### DIRECTIVE
Repeat verbatim the lines from the one containing "Rebuild this chart" to the one containing "ax = fig.add_axes([52", ends included, minus any pictures.

### PROVIDED MATERIAL

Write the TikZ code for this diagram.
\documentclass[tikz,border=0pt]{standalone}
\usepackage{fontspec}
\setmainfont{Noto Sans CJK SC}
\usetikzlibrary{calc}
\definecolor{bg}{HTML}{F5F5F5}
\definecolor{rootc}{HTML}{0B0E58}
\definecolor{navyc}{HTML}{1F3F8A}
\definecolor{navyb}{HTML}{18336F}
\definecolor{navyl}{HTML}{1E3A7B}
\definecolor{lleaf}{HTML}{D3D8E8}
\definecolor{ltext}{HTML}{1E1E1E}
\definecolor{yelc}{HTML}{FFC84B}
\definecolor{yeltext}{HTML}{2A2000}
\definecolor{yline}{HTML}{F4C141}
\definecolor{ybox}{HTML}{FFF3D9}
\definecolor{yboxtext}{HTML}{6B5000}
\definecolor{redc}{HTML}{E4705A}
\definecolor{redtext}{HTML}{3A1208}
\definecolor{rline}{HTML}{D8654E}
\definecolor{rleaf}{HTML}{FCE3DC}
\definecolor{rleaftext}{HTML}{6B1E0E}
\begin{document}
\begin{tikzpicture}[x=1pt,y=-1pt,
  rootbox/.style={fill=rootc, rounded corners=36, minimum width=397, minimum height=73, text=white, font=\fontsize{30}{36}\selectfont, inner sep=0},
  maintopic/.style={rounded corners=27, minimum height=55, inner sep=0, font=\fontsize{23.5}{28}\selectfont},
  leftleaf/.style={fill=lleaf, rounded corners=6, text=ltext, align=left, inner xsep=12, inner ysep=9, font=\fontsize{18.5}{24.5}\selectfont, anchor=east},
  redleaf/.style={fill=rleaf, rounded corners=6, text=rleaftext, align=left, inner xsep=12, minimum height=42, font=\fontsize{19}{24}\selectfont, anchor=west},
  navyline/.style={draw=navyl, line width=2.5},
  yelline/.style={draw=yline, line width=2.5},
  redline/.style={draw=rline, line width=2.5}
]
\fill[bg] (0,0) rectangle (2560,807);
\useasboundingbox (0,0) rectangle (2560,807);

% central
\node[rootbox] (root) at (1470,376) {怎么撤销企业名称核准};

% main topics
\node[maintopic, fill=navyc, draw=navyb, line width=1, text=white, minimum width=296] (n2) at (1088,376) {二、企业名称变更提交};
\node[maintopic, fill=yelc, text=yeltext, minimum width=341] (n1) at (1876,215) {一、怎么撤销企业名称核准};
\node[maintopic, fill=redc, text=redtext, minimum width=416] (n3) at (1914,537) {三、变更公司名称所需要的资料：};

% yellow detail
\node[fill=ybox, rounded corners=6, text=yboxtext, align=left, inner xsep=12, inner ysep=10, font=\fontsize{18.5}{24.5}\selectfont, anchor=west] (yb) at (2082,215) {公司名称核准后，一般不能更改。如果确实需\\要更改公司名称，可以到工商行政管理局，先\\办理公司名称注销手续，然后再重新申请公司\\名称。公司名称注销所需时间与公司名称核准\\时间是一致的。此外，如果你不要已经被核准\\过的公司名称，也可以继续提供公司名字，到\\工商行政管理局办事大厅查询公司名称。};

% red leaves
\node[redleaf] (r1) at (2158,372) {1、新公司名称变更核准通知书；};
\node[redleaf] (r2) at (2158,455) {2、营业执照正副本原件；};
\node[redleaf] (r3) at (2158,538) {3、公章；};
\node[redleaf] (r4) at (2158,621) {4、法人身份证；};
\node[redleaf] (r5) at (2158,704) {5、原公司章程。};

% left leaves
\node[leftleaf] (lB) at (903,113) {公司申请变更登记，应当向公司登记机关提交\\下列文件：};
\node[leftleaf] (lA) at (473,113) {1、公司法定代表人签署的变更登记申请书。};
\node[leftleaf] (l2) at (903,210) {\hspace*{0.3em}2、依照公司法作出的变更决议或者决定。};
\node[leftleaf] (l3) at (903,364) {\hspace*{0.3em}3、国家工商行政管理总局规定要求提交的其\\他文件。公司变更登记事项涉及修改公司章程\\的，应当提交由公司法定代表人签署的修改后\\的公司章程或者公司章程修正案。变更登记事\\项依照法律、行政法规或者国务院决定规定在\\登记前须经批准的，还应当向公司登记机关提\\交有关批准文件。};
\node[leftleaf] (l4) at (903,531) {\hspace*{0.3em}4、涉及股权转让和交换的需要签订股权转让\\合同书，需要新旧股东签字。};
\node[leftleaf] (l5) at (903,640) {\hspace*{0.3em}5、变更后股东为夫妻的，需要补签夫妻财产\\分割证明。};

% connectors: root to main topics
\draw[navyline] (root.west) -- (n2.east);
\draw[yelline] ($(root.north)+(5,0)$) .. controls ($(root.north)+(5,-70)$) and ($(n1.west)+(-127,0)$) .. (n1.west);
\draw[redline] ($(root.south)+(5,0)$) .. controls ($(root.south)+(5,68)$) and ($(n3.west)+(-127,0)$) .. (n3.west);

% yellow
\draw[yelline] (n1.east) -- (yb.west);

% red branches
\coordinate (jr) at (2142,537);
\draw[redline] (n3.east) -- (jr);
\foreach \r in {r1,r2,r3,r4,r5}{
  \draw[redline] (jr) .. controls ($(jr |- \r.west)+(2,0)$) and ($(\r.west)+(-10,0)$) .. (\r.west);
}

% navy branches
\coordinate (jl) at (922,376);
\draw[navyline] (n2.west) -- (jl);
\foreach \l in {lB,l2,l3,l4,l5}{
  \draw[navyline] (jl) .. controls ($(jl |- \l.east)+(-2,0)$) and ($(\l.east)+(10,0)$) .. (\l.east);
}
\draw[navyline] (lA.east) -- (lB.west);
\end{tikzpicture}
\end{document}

---

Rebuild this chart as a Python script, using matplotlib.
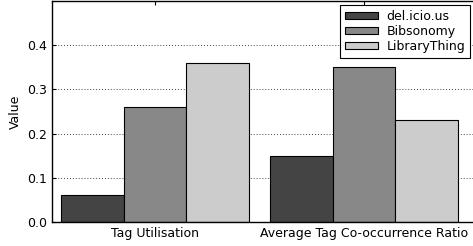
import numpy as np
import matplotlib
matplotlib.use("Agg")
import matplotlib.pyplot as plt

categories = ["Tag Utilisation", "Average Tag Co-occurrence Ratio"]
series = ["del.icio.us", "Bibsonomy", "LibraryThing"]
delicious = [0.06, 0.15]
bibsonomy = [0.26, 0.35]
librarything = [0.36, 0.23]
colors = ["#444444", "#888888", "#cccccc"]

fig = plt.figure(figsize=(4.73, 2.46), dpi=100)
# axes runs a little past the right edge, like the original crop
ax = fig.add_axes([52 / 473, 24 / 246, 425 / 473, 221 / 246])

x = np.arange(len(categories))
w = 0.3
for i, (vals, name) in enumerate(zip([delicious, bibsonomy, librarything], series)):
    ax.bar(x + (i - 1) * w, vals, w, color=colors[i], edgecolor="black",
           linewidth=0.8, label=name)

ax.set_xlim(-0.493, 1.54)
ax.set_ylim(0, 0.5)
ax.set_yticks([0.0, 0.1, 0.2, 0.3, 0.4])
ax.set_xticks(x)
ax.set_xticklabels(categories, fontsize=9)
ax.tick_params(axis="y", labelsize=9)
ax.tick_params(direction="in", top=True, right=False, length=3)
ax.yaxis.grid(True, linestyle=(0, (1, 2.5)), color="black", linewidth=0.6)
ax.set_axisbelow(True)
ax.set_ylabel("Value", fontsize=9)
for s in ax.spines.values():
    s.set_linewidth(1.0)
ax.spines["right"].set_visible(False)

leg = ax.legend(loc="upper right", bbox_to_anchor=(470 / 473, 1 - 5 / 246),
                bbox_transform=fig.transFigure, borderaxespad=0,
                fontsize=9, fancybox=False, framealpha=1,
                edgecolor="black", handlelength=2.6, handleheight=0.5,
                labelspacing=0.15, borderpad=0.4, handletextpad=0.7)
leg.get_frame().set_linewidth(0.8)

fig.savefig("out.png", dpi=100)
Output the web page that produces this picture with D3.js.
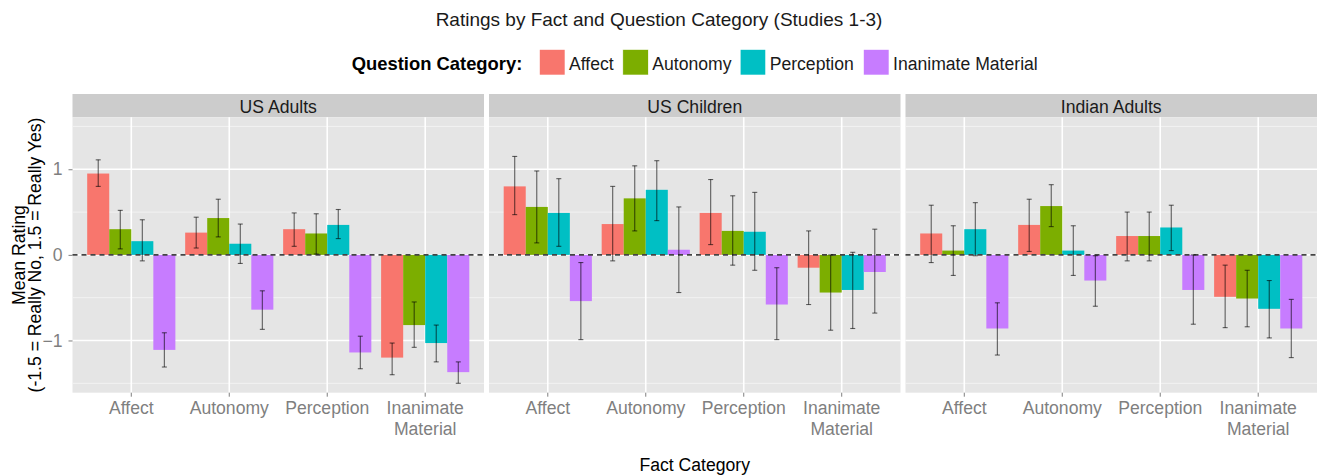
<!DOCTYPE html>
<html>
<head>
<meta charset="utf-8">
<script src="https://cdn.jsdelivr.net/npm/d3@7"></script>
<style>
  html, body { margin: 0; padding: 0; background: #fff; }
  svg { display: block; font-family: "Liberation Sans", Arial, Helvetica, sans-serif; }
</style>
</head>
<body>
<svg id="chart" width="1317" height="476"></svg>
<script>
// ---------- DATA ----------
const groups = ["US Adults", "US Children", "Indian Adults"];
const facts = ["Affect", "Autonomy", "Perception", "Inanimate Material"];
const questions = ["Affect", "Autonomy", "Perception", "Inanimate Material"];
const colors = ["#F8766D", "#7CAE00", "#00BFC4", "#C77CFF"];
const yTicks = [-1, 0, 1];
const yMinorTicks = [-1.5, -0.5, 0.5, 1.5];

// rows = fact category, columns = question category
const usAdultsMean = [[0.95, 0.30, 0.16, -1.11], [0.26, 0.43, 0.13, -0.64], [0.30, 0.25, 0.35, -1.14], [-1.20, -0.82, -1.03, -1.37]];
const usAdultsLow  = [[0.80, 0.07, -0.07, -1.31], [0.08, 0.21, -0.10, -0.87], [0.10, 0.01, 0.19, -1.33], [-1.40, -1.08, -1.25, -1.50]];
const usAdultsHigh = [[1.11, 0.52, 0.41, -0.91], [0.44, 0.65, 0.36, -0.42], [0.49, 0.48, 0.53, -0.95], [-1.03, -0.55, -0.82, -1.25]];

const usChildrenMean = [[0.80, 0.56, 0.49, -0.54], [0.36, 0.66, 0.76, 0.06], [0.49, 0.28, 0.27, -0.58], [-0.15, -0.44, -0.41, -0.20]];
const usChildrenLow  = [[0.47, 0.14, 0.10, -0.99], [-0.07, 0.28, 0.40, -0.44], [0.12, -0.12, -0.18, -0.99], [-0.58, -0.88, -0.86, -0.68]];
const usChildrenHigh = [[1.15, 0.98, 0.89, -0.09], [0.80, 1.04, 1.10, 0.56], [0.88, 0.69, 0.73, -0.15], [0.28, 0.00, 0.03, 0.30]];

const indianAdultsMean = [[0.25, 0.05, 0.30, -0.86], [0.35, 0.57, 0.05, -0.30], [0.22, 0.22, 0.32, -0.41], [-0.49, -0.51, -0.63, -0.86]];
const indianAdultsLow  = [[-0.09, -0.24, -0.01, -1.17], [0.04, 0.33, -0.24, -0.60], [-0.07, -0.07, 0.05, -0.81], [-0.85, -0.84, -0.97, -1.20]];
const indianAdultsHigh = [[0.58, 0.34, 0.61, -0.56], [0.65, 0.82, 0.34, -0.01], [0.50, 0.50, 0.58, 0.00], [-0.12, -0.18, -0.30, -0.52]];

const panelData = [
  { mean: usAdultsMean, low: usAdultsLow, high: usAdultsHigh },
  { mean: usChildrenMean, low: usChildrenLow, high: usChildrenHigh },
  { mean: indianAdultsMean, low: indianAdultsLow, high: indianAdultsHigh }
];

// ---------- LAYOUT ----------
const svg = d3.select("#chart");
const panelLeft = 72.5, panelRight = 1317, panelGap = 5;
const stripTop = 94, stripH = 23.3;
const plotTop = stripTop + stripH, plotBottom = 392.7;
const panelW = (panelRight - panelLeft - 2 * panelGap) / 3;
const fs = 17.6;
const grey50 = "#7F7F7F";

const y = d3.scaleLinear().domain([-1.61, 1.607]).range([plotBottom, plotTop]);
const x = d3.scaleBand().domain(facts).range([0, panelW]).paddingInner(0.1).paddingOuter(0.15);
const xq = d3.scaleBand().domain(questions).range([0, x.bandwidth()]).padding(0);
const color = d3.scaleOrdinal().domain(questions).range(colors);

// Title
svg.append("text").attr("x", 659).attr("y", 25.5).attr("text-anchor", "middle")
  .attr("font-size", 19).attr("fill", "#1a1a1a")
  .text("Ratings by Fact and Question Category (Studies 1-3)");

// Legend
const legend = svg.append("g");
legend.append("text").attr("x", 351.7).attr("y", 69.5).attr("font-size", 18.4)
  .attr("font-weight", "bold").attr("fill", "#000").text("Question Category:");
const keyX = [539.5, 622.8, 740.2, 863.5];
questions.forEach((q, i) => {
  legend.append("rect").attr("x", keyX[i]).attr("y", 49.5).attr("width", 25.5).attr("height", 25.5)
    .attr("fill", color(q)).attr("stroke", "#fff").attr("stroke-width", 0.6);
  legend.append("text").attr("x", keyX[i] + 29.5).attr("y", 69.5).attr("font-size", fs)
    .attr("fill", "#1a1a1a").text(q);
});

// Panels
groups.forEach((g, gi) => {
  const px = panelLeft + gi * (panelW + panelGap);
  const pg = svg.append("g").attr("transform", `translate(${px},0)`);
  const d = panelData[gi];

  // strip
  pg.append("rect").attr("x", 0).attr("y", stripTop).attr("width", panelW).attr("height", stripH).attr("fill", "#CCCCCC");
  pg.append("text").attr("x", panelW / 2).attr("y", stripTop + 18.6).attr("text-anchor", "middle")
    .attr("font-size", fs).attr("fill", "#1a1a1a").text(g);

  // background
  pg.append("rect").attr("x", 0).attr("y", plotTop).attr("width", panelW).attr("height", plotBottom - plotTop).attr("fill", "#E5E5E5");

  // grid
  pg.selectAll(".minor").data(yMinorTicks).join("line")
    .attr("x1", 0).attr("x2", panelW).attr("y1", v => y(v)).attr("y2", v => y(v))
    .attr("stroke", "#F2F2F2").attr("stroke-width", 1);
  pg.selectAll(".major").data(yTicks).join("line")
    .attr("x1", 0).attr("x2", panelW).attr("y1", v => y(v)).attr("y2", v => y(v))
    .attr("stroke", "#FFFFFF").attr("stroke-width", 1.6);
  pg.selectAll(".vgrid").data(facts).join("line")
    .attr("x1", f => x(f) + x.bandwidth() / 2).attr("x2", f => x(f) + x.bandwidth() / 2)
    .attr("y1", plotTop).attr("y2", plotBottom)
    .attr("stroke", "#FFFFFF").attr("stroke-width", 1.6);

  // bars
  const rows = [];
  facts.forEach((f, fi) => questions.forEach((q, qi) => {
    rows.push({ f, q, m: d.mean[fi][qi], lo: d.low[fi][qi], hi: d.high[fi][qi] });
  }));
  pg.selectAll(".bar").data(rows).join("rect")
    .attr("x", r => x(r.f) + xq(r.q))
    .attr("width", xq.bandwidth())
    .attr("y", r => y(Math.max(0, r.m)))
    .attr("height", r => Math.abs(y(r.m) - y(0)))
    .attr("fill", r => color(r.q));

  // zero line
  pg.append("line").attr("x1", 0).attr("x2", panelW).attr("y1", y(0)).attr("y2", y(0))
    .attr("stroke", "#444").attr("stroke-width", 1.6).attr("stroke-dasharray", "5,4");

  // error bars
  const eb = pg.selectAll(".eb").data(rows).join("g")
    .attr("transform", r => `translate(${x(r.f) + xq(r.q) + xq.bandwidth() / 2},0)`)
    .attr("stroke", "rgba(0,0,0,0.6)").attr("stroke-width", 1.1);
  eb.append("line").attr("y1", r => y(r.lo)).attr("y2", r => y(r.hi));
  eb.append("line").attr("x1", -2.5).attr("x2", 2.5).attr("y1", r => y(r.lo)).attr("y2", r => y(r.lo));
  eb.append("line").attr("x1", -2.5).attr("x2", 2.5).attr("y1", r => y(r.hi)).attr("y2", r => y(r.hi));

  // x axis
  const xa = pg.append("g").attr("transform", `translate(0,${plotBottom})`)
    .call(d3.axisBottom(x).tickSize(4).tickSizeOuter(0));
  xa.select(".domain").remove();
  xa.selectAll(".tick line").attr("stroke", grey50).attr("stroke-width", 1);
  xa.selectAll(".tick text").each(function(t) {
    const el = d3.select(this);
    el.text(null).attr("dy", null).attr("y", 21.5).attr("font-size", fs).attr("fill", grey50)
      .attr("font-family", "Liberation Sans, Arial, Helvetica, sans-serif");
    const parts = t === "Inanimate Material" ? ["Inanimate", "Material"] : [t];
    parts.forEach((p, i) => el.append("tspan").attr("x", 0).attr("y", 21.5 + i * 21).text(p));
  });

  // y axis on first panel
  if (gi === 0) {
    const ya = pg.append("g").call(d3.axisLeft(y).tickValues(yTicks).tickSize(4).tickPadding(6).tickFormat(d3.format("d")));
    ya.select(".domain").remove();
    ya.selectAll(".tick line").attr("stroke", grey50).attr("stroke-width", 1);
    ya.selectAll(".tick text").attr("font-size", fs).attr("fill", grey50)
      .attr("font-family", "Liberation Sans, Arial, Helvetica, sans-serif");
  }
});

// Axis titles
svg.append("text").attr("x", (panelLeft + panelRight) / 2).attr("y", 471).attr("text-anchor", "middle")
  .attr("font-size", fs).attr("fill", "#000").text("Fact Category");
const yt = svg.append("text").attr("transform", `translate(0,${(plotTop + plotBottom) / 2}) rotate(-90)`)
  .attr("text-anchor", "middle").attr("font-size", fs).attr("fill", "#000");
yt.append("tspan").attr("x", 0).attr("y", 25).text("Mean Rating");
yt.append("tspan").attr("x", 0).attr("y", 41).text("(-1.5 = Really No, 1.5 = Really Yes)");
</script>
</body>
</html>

==

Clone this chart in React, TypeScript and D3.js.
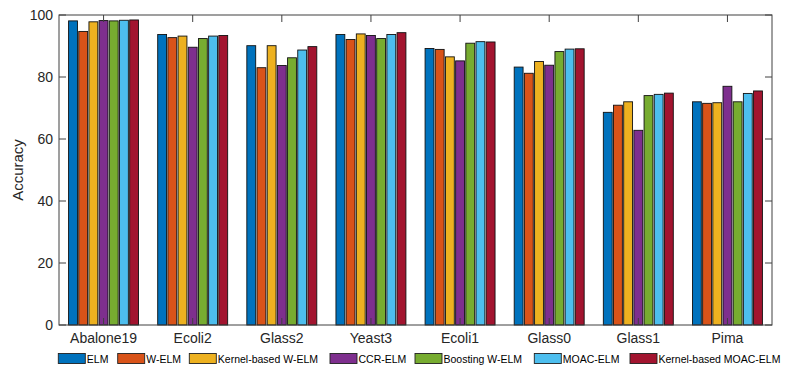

### ANSWER TO THIS EXERCISE
Rebuild this chart as a Python script, using matplotlib.
import numpy as np
import matplotlib
matplotlib.use("Agg")
import matplotlib.pyplot as plt

categories = ["Tag Utilisation", "Average Tag Co-occurrence Ratio"]
series = ["del.icio.us", "Bibsonomy", "LibraryThing"]
delicious = [0.06, 0.15]
bibsonomy = [0.26, 0.35]
librarything = [0.36, 0.23]
colors = ["#444444", "#888888", "#cccccc"]

fig = plt.figure(figsize=(4.73, 2.46), dpi=100)
# axes runs a little past the right edge, like the original crop
ax = fig.add_axes([52 / 473, 24 / 246, 425 / 473, 221 / 246])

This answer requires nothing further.